What happens if my server's clock moves backwards?

If you naively trust the wall clock, you'll generate duplicate IDs — a catastrophic bug. The right responses: (1) detect and crash loudly (Twitter's choice), (2) use a monotonic clock source like CLOCK_MONOTONIC instead of wall clock, or (3) busy-wait if the skew is small (< 5ms). Never silently issue an ID with a backwards-moving timestamp.

Why pick a custom epoch instead of Unix epoch?

41 timestamp bits give you 69 years from your chosen epoch. If you use Unix epoch (1970), 40 of those years are already burned on history that predates your service. Pick a recent date — the day you ship — and you get the full 69-year window. Twitter's epoch is 2010-11-04; Discord's is 2015-01-01.

How do I assign machine IDs without a central coordinator?

Common patterns: environment variable injected by your orchestrator (Kubernetes pod annotation, AWS instance ID modulo 1024), Zookeeper/etcd ephemeral nodes that auto-release on disconnect, or a dedicated machine-ID service that just hands out ranges. Whatever you do, never let two running instances have the same machine ID — silent collision is the worst failure mode.

Are Snowflake IDs sortable across multiple machines?

Approximately, not strictly. IDs sort primarily by timestamp, but two IDs generated in the same millisecond on different machines are ordered by machine ID, not creation order. For most uses (chronological feeds, indexed queries) this is fine. For strict total ordering across a cluster, you need a Lamport clock or sequencer service, not Snowflake.

Can I use Snowflake IDs in a browser or mobile client?
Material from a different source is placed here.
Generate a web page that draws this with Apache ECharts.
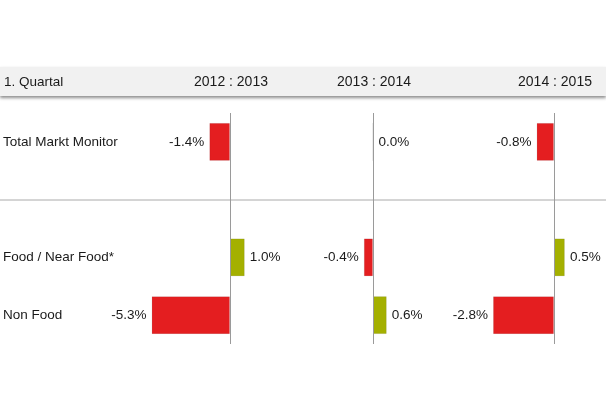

Not safely — clients can't be assigned reliable machine IDs without a server round-trip, and you'd need to trust client clocks. For client-generated IDs, use UUID v4 (random) or UUID v7 (timestamp + random). If you really need Snowflake-shaped IDs from clients, generate them server-side via an API call.

Are Snowflake IDs predictable enough to be a security risk?

Yes — they encode timestamps and machine IDs visibly. An attacker can predict the next ID in a sequence within a few thousand candidates, and can determine creation time precisely. Don't use Snowflake for session tokens, password reset URLs, API keys, or anything where unpredictability matters. For those, generate random bytes from a CSPRNG.